With fresh faces around Spannocchia this spring, we’ve also taken a fresh approach to the farm. Yago, Carlo, Marcellino and our spring and summer intern groups have been hard at work implementing many techniques that go beyond just organic (biologico in Italian) practices to increase the garden’s productivity and biodiversity. Our goal for Spannocchia is to keep integrating all parts of the farm to minimize our waste and increase our sustainability.
One of the latest additions has been a few hundred worms, now hard at work breaking down manure from our herd of cattle, kitchen scraps, and other organic materials into a rich, nutrient-dense natural fertilizer. Worms aren’t the only critters we’ve put to work though. Building up a healthy population of microbes and beneficial bacteria in the soil is the goal, and another way we’ve accomplished that is with bokashi — a fermented organic compost fertilizer that right now is breaking down slowly to provide our summer and fall vegetable crops with a steady supply of nutrients throughout the season. On the larger (more visible) scale, we’ve also put to work our flock of laying hens. Chickens were re-introduced to Spannocchia in May, and have been enjoying an improved coop where they’re providing us with eggs of every shade, from peach to dark brown to blue, as well as our fruit orchard, where they’ve been employed as a natural, roving, weed and pest control service.
We’ve also installed a number of synergetic garden beds, where the goal is to harvest without disturbing the soil and the delicate ecosystem of bacteria, fungi and other microorganisms.

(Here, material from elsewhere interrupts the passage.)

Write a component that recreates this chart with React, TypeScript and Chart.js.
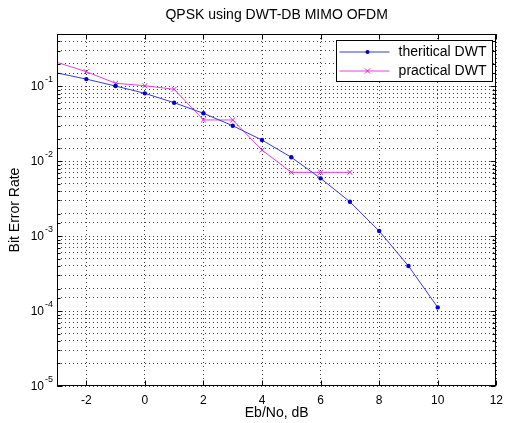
import React, { useEffect, useRef } from 'react';
import { Chart, registerables } from 'chart.js';

Chart.register(...registerables);

const titleText = 'QPSK using DWT-DB MIMO OFDM';
const xAxisTitle = 'Eb/No, dB';
const yAxisTitle = 'Bit Error Rate';
const seriesLabels = ['theritical DWT', 'practical DWT'];

const ebNoTheoretical = [-3, -2, -1, 0, 1, 2, 3, 4, 5, 6, 7, 8, 9, 10];
const berTheoretical = [0.151, 0.125, 0.101, 0.0807, 0.0605, 0.0437, 0.0298, 0.0192, 0.0113, 0.00592, 0.00288, 0.00117, 0.0004, 0.000112];

const ebNoPractical = [-3, -2, -1, 0, 1, 2, 3, 4, 5, 6, 7];
const berPractical = [0.209, 0.157, 0.11, 0.102, 0.0914, 0.0356, 0.0356, 0.0141, 0.00712, 0.00712, 0.00712];

const xMin = -3;
const xMax = 12;
const xStep = 2;
const yMin = 1e-5;
const yMax = 0.5;

const FONT = "'Liberation Sans', Arial, Helvetica, sans-serif";
const BLUE_LINE = '#3a3acb';
const BLUE_MARK = '#0000cc';
const MAG_LINE = '#e044e0';
const MAG_MARK = '#e022e0';

const matlabPlugin = {
  id: 'matlabFrame',
  afterDraw(chart: any) {
    const { ctx, chartArea } = chart;
    const xs = chart.scales.x;
    const ys = chart.scales.y;
    const L = Math.round(chartArea.left) + 0.5;
    const R = Math.round(chartArea.right) - 0.5;
    const T = Math.round(chartArea.top) + 0.5;
    const B = Math.round(chartArea.bottom) - 0.5;
    ctx.save();
    ctx.strokeStyle = '#000';
    ctx.lineWidth = 1;
    ctx.setLineDash([]);
    ctx.strokeRect(L, T, R - L, B - T);
    ctx.beginPath();
    xs.ticks.forEach((t: any) => {
      const px = Math.round(xs.getPixelForValue(t.value)) + 0.5;
      ctx.moveTo(px, B);
      ctx.lineTo(px, B - 5);
      ctx.moveTo(px, T);
      ctx.lineTo(px, T + 5);
    });
    ys.ticks.forEach((t: any) => {
      const v = t.value;
      const lg = Math.log10(v);
      const major = Math.abs(lg - Math.round(lg)) < 1e-6;
      const len = major ? 5 : 3;
      const py = Math.round(ys.getPixelForValue(v)) + 0.5;
      ctx.moveTo(L, py);
      ctx.lineTo(L + len, py);
      ctx.moveTo(R, py);
      ctx.lineTo(R - len, py);
    });
    ctx.stroke();

    ctx.fillStyle = '#000';
    ys.ticks.forEach((t: any) => {
      const v = t.value;
      const lg = Math.log10(v);
      if (Math.abs(lg - Math.round(lg)) > 1e-6) return;
      const exp = String(Math.round(lg));
      const py = ys.getPixelForValue(v);
      ctx.font = `9px ${FONT}`;
      ctx.textAlign = 'right';
      ctx.textBaseline = 'alphabetic';
      const ew = ctx.measureText(exp).width;
      ctx.fillText(exp, chartArea.left - 4, py - 4);
      ctx.font = `12px ${FONT}`;
      ctx.textBaseline = 'middle';
      ctx.fillText('10', chartArea.left - 5 - ew, py + 0.5);
    });

    const lx0 = Math.round(chartArea.right) - 159.5;
    const lx1 = Math.round(chartArea.right) - 3.5;
    const ly0 = Math.round(chartArea.top) + 6.5;
    const ly1 = ly0 + 41;
    ctx.fillStyle = '#fff';
    ctx.fillRect(lx0, ly0, lx1 - lx0, ly1 - ly0);
    ctx.strokeStyle = '#000';
    ctx.strokeRect(lx0, ly0, lx1 - lx0, ly1 - ly0);
    const rows = [
      { y: ly0 + 11.5, line: BLUE_LINE, mark: BLUE_MARK, kind: 'dot', label: seriesLabels[0] },
      { y: ly0 + 30.5, line: MAG_LINE, mark: MAG_MARK, kind: 'x', label: seriesLabels[1] },
    ];
    rows.forEach((r) => {
      const sx0 = lx0 + 3;
      const sx1 = lx0 + 53;
      const mx = (sx0 + sx1) / 2 + 3;
      ctx.strokeStyle = r.line;
      ctx.lineWidth = 1;
      ctx.beginPath();
      ctx.moveTo(sx0, r.y);
      ctx.lineTo(sx1, r.y);
      ctx.stroke();
      if (r.kind === 'dot') {
        ctx.fillStyle = r.mark;
        ctx.beginPath();
        ctx.arc(mx, r.y, 2, 0, Math.PI * 2);
        ctx.fill();
      } else {
        ctx.strokeStyle = r.mark;
        ctx.beginPath();
        ctx.moveTo(mx - 2.5, r.y - 2.5);
        ctx.lineTo(mx + 2.5, r.y + 2.5);
        ctx.moveTo(mx - 2.5, r.y + 2.5);
        ctx.lineTo(mx + 2.5, r.y - 2.5);
        ctx.stroke();
      }
      ctx.fillStyle = '#000';
      ctx.font = `14px ${FONT}`;
      ctx.textAlign = 'right';
      ctx.textBaseline = 'middle';
      ctx.fillText(r.label, lx1 - 6, r.y + 0.5);
    });
    ctx.restore();
  },
};

export default function App() {
  const canvasRef = useRef<HTMLCanvasElement | null>(null);

  useEffect(() => {
    const canvas = canvasRef.current;
    if (!canvas) return;
    const chart = new Chart(canvas, {
      type: 'line',
      data: {
        datasets: [
          {
            label: seriesLabels[0],
            data: ebNoTheoretical.map((x, i) => ({ x, y: berTheoretical[i] })),
            borderColor: BLUE_LINE,
            backgroundColor: BLUE_MARK,
            borderWidth: 1,
            pointStyle: 'circle',
            pointRadius: (c: any) => (c.parsed && c.parsed.x <= xMin ? 0 : 2.2),
            pointBackgroundColor: BLUE_MARK,
            pointBorderColor: BLUE_MARK,
            pointBorderWidth: 0,
            tension: 0,
          },
          {
            label: seriesLabels[1],
            data: ebNoPractical.map((x, i) => ({ x, y: berPractical[i] })),
            borderColor: MAG_LINE,
            backgroundColor: MAG_MARK,
            borderWidth: 1,
            pointStyle: 'crossRot',
            pointRadius: (c: any) => (c.parsed && c.parsed.x <= xMin ? 0 : 3.5),
            pointBorderColor: MAG_MARK,
            pointBorderWidth: 1,
            tension: 0,
          },
        ],
      },
      plugins: [matlabPlugin],
      options: {
        animation: false,
        responsive: false,
        devicePixelRatio: 1,
        layout: { padding: { top: 0, right: 4, bottom: 0, left: 0 } },
        plugins: {
          legend: { display: false },
          tooltip: { enabled: false },
          title: {
            display: true,
            text: titleText,
            color: '#000',
            fullSize: false,
            font: { family: FONT, size: 14, weight: 'normal' },
            padding: { top: 7, bottom: 10.2 },
          },
        },
        scales: {
          x: {
            type: 'linear',
            min: xMin,
            max: xMax,
            afterFit: (s: any) => {
              s.height = 37;
            },
            ticks: {
              stepSize: xStep,
              includeBounds: false,
              color: '#000',
              font: { family: FONT, size: 12 },
              padding: 7,
              maxRotation: 0,
            },
            grid: {
              color: 'rgba(0,0,0,0.75)',
              lineWidth: 1,
              drawTicks: false,
            },
            border: { display: false, dash: [1, 3] },
            title: {
              display: true,
              text: xAxisTitle,
              color: '#000',
              font: { family: FONT, size: 14 },
              padding: { top: 0, bottom: 1 },
            },
          },
          y: {
            type: 'logarithmic',
            min: yMin,
            max: yMax,
            afterFit: (s: any) => {
              s.width = 57;
            },
            ticks: { display: false },
            grid: {
              color: 'rgba(0,0,0,0.75)',
              lineWidth: 1,
              drawTicks: false,
            },
            border: { display: false, dash: [1, 3] },
            title: {
              display: true,
              text: yAxisTitle,
              color: '#000',
              font: { family: FONT, size: 14 },
              padding: { top: 7, bottom: 0 },
            },
          },
        },
      },
    } as any);
    return () => chart.destroy();
  }, []);

  return (
    <div style={{ position: 'absolute', left: 0, top: 0, width: 510, height: 423, background: '#fff' }}>
      <canvas ref={canvasRef} width={510} height={423} style={{ display: 'block', width: 510, height: 423 }} />
    </div>
  );
}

Our new potato bed, for example, relies on a layer of cardboard and straw to slowly break down and release carbon into the soil, while allowing us to harvest without digging, simply by lifting up this light-blocking layer. A series of crops have been interplanted together, taking advantage of staggered harvests throughout the seasons and natural defense mechanisms. Our recently harvested fava crop, for example, is now acting as a green manure and nitrogen source for the same bed, which is also host to carrots and radishes. Our summer tomato plants are climbing upwards, but also providing much-needed shade to the fall squash and cauliflower plants located just below and between these rows. Not only does this interplanting give us more produce per square meter, but it also creates a diverse garden ecosystem much appreciated by bees, butterflies, and other migratory pollinators — not to mention those of us who get to enjoy these organic foods at Spannocchia’s nightly dinners! We hope to see you at Spannocchia soon for a garden tour and a locally sourced meal – buon appetito!